Bagyenda’s leaked accounts show that she had stashed away more than Shs 20 billion and in fact one of the implicated banks, Diamond Trust Bank confirmed that one of their staff had leaked Bagyenda’s details, promising to take prompt action.

Some people have questioned the source of her money yet the bigger question, according to analysts, is how the information found its way to the public domain in the public domain.

Justine Bagyenda

Historically commercial banks have prided themselves as safe havens for customer deposits, promising to uphold confidentiality of their customers.

Yet like Bagyenda’s case shows, many banks have reneged on this promise.

Financial analysts told The Nile Post that leaking of customer’s bank details could further erode the already shaky confidence between the banks and their customers.

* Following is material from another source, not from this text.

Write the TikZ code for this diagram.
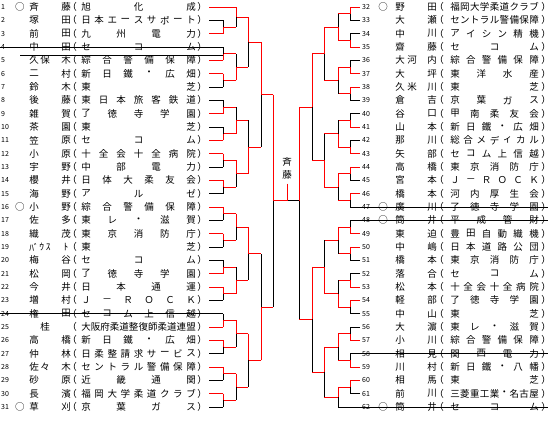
\documentclass[tikz,border=0pt]{standalone}
\usepackage{fontspec}
\newfontfamily\jpfont{Noto Sans CJK JP}
\usetikzlibrary{calc}
\definecolor{bkred}{RGB}{255,0,0}
\tikzset{declare function={ry(\r)=7+(\r-1)*13.333;}}

% one bout: vertical x, outgoing x, top row, bottom row, winner (t/b)
\newcommand\bout[5]{%
  \pgfmathsetmacro\bxT{#3}\pgfmathsetmacro\bxB{#4}\pgfmathsetmacro\bxM{(#3+#4)/2}%
  \if#5t
    \draw[win] (#1,{ry(\bxT)}) -- (#1,{ry(\bxM)}) -- (#2,{ry(\bxM)});
    \draw[lose] (#1,{ry(\bxM)}) -- (#1,{ry(\bxB)});
  \else
    \draw[win] (#1,{ry(\bxB)}) -- (#1,{ry(\bxM)}) -- (#2,{ry(\bxM)});
    \draw[lose] (#1,{ry(\bxM)}) -- (#1,{ry(\bxT)});
  \fi}
% first round: stub x, vertical x, outgoing x, top row, bottom row, winner
\newcommand\fr[6]{%
  \if#6t
    \draw[win] (#1,{ry(#4)}) -- (#2,{ry(#4)});
    \draw[lose] (#1,{ry(#5)}) -- (#2,{ry(#5)});
  \else
    \draw[lose] (#1,{ry(#4)}) -- (#2,{ry(#4)});
    \draw[win] (#1,{ry(#5)}) -- (#2,{ry(#5)});
  \fi
  \bout{#2}{#3}{#4}{#5}{#6}}
% left entry: number, seed, name (3 slots), count, affiliation
\newcommand\lent[7]{%
  \pgfmathsetmacro\ey{ry(#1)}%
  \node[num,anchor=west] (ln#1) at (1,\ey) {#1};
  \node[txt] (ls#1) at (20,\ey) {#2};
  \node[txt] (la#1) at (34,\ey) {#3};
  \node[txt] (lb#1) at (45,\ey) {#4};
  \node[txt] (lc#1) at (66,\ey) {#5};
  \node[txt] (lo#1) at (72,\ey) {（};
  \foreach \c [count=\k] in {#7}
    \node[txt] (lf#1-\k) at ({86+(\k-1)*105/(#6-1)},\ey) {\c};
  \node[txt] (lx#1) at (202,\ey) {）};}
% right entry
\newcommand\rent[7]{%
  \pgfmathsetmacro\ey{ry(#1-31)}%
  \node[num,anchor=west] (rn#1) at (362,\ey) {#1};
  \node[txt] (rs#1) at (383,\ey) {#2};
  \node[txt] (ra#1) at (400,\ey) {#3};
  \node[txt] (rb#1) at (412,\ey) {#4};
  \node[txt] (rc#1) at (432,\ey) {#5};
  \node[txt] (ro#1) at (439,\ey) {（};
  \foreach \c [count=\k] in {#7}
    \node[txt] (rf#1-\k) at ({455+(\k-1)*79/(#6-1)},\ey) {\c};
  \node[txt] (rx#1) at (546,\ey) {）};}

\begin{document}
\begin{tikzpicture}[x=1pt,y=-1pt,
  txt/.style={inner sep=0pt, font=\jpfont\fontsize{9.5}{10}\selectfont},
  num/.style={inner sep=0pt, font=\jpfont\fontsize{7}{7}\selectfont},
  win/.style={draw=bkred, line width=0.9pt},
  lose/.style={draw=black, line width=0.9pt}
]
\useasboundingbox (0,0) rectangle (550,426);

% left entries
\lent{1}{○}{斉}{}{藤}{3}{旭,化,成}
\lent{2}{}{塚}{}{田}{9}{日,本,エ,ー,ス,サ,ポ,ー,ト}
\lent{3}{}{前}{}{田}{4}{九,州,電,力}
\lent{4}{}{中}{}{田}{3}{セ,コ,ム}
\lent{5}{}{久}{保}{木}{6}{綜,合,警,備,保,障}
\lent{6}{}{二}{}{村}{6}{新,日,鐵,・,広,畑}
\lent{7}{}{鈴}{}{木}{2}{東,芝}
\lent{8}{}{後}{}{藤}{7}{東,日,本,旅,客,鉄,道}
\lent{9}{}{雑}{}{賀}{5}{了,徳,寺,学,園}
\lent{10}{}{茶}{}{園}{2}{東,芝}
\lent{11}{}{笠}{}{原}{3}{セ,コ,ム}
\lent{12}{}{小}{}{原}{7}{十,全,会,十,全,病,院}
\lent{13}{}{宇}{}{野}{4}{中,部,電,力}
\lent{14}{}{櫻}{}{井}{6}{日,体,大,柔,友,会}
\lent{15}{}{海}{}{野}{3}{ア,ル,ゼ}
\lent{16}{○}{小}{}{野}{6}{綜,合,警,備,保,障}
\lent{17}{}{佐}{}{多}{5}{東,レ,・,滋,賀}
\lent{18}{}{織}{}{茂}{5}{東,京,消,防,庁}
\lent{19}{}{ﾊﾞ}{ｳ\hspace{2pt}ｽ}{ﾄ}{2}{東,芝}
\lent{20}{}{梅}{}{谷}{3}{セ,コ,ム}
\lent{21}{}{松}{}{岡}{5}{了,徳,寺,学,園}
\lent{22}{}{今}{}{井}{4}{日,本,通,運}
\lent{23}{}{増}{}{村}{6}{Ｊ,－,Ｒ,Ｏ,Ｃ,Ｋ}
\lent{24}{}{権}{}{田}{6}{セ,コ,ム,上,信,越}
\lent{25}{}{}{桂}{}{12}{大,阪,府,柔,道,整,復,師,柔,道,連,盟}
\lent{26}{}{高}{}{橋}{6}{新,日,鐵,・,広,畑}
\lent{27}{}{仲}{}{林}{9}{日,柔,整,請,求,サ,ー,ビ,ス}
\lent{28}{}{佐}{々}{木}{9}{セ,ン,ト,ラ,ル,警,備,保,障}
\lent{29}{}{砂}{}{原}{4}{近,畿,通,関}
\lent{30}{}{長}{}{濱}{9}{福,岡,大,学,柔,道,ク,ラ,ブ}
\lent{31}{○}{草}{}{刈}{4}{京,葉,ガ,ス}

% right entries
\rent{32}{○}{野}{}{田}{9}{福,岡,大,学,柔,道,ク,ラ,ブ}
\rent{33}{}{大}{}{瀬}{9}{セ,ン,ト,ラ,ル,警,備,保,障}
\rent{34}{}{中}{}{川}{6}{ア,イ,シ,ン,精,機}
\rent{35}{}{齋}{}{藤}{3}{セ,コ,ム}
\rent{36}{}{大}{河}{内}{6}{綜,合,警,備,保,障}
\rent{37}{}{大}{}{坪}{4}{東,洋,水,産}
\rent{38}{}{久}{米}{川}{2}{東,芝}
\rent{39}{}{倉}{}{吉}{4}{京,葉,ガ,ス}
\rent{40}{}{谷}{}{口}{5}{甲,南,柔,友,会}
\rent{41}{}{山}{}{本}{6}{新,日,鐵,・,広,畑}
\rent{42}{}{那}{}{川}{7}{総,合,メ,デ,ィ,カ,ル}
\rent{43}{}{矢}{}{部}{6}{セ,コ,ム,上,信,越}
\rent{44}{}{高}{}{橋}{5}{東,京,消,防,庁}
\rent{45}{}{宮}{}{本}{6}{Ｊ,－,Ｒ,Ｏ,Ｃ,Ｋ}
\rent{46}{}{橋}{}{本}{5}{河,内,厚,生,会}
\rent{47}{○}{廣}{}{川}{5}{了,徳,寺,学,園}
\rent{48}{○}{筒}{}{井}{4}{平,成,管,財}
\rent{49}{}{東}{}{迫}{6}{豊,田,自,動,織,機}
\rent{50}{}{中}{}{嶋}{6}{日,本,道,路,公,団}
\rent{51}{}{橋}{}{本}{5}{東,京,消,防,庁}
\rent{52}{}{落}{}{合}{3}{セ,コ,ム}
\rent{53}{}{松}{}{本}{7}{十,全,会,十,全,病,院}
\rent{54}{}{軽}{}{部}{5}{了,徳,寺,学,園}
\rent{55}{}{中}{}{山}{2}{東,芝}
\rent{56}{}{大}{}{濵}{5}{東,レ,・,滋,賀}
\rent{57}{}{小}{}{川}{6}{綜,合,警,備,保,障}
\rent{58}{}{相}{}{見}{4}{関,西,電,力}
\rent{59}{}{川}{}{村}{6}{新,日,鐵,・,八,幡}
\rent{60}{}{相}{}{馬}{2}{東,芝}
\rent{61}{}{前}{}{川}{9}{三,菱,重,工,業,・,名,古,屋}
\rent{62}{○}{筒}{}{井}{3}{セ,コ,ム}

% left bracket
\draw[win] (209,{ry(1)}) -- (236,{ry(1)});
\fr{209}{223}{236}{2}{3}{b}
\bout{236}{248}{1}{2.5}{t}
\fr{209}{223}{236}{4}{5}{b}
\fr{209}{223}{236}{6}{7}{t}
\bout{236}{248}{4.5}{6.5}{b}
\bout{248}{261}{1.75}{5.5}{t}
\fr{209}{223}{236}{8}{9}{b}
\fr{209}{223}{236}{10}{11}{b}
\bout{236}{248}{8.5}{10.5}{b}
\fr{209}{223}{236}{12}{13}{t}
\fr{209}{223}{236}{14}{15}{t}
\bout{236}{248}{12.5}{14.5}{t}
\bout{248}{261}{9.5}{13.5}{b}
\bout{261}{273}{3.625}{11.5}{t}
\fr{209}{223}{236}{16}{17}{t}
\fr{209}{223}{236}{18}{19}{t}
\bout{236}{248}{16.5}{18.5}{t}
\fr{209}{223}{236}{20}{21}{b}
\fr{209}{223}{236}{22}{23}{t}
\bout{236}{248}{20.5}{22.5}{b}
\bout{248}{261}{17.5}{21.5}{t}
\fr{209}{223}{236}{24}{25}{b}
\fr{209}{223}{236}{26}{27}{t}
\bout{236}{248}{24.5}{26.5}{t}
\fr{209}{223}{236}{28}{29}{t}
\fr{209}{223}{236}{30}{31}{t}
\bout{236}{248}{28.5}{30.5}{t}
\bout{248}{261}{25.5}{29.5}{t}
\bout{261}{273}{19.5}{27.5}{b}
\bout{273}{287}{7.5625}{23.5}{t}

% right bracket
\fr{360}{350}{338}{1}{2}{t}
\fr{360}{350}{338}{3}{4}{b}
\bout{338}{324}{1.5}{3.5}{b}
\fr{360}{350}{338}{5}{6}{b}
\fr{360}{350}{338}{7}{8}{t}
\bout{338}{324}{5.5}{7.5}{t}
\bout{324}{312}{2.5}{6.5}{t}
\fr{360}{350}{338}{9}{10}{b}
\fr{360}{350}{338}{11}{12}{b}
\bout{338}{324}{9.5}{11.5}{b}
\fr{360}{350}{338}{13}{14}{t}
\fr{360}{350}{338}{15}{16}{t}
\bout{338}{324}{13.5}{15.5}{t}
\bout{324}{312}{10.5}{14.5}{b}
\bout{312}{299}{4.5}{12.5}{t}
\fr{360}{350}{338}{17}{18}{b}
\fr{360}{350}{338}{19}{20}{t}
\bout{338}{324}{17.5}{19.5}{t}
\fr{360}{350}{338}{21}{22}{b}
\fr{360}{350}{338}{23}{24}{t}
\bout{338}{324}{21.5}{23.5}{b}
\bout{324}{312}{18.5}{22.5}{b}
\fr{360}{350}{338}{25}{26}{b}
\fr{360}{350}{338}{27}{28}{b}
\bout{338}{324}{25.5}{27.5}{t}
\fr{360}{350}{338}{29}{30}{t}
\draw[lose] (360,{ry(31)}) -- (338,{ry(31)});
\bout{338}{324}{29.5}{31}{t}
\bout{324}{312}{26.5}{30.25}{t}
\bout{312}{299}{20.5}{28.375}{t}

% final
\draw[lose] (287,{ry(15.53125)}) -- (299,{ry(15.53125)});
\draw[win] (299,{ry(8.5)}) -- (299,{ry(15.53125)});
\draw[lose] (299,{ry(15.53125)}) -- (299,{ry(24.4375)});
\node[txt] (chA) at (287,162) {斉};
\node[txt] (chB) at (287,175) {藤};
\draw[win] (chB.south) ++(0,4) -- (287,{ry(15.53125)});

% withdrawn
\foreach \r in {4,24}
  \draw[lose] (0,{ry(\r)}) -- (223,{ry(\r)});
\draw[lose] (20,55) -- (223,55);
\foreach \r in {47,48,58}
  \draw[lose] (350,{ry(\r-31)}) -- (548,{ry(\r-31)});
\draw[lose] (338,{ry(31)}) -- (548,{ry(31)});
\end{tikzpicture}
\end{document}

“No one wants his or her bank account details exposed because it means that the banks cannot protect my secrets, “said Jaluum Herberts, a financial literacy expert who writes a business column for this website.

Despite Uganda having more than 20 commercial banks, only 7.4 million Ugandans hold bank accounts in a country of 40 million people.

Many customers have since taken to other financial platforms like mobile money, which are convenient and instant.

In November 2017, the value of transactions on mobile money platforms reached Shs 18 billion per day according to a study by the Economic Policy Research Centre (EPRC)

The study pointed out that mobile money had registered an impressive growth in Uganda in recent years – emerging as a key facilitator in financial inclusion.

This has affected the banks.

Last year a Bank of Uganda report revealed that some commercial banks had even closed branches as part of managing their costs.

According to the supervision report, the number of commercial bank branches reduced from 573 in 2015 to 570 in 2016.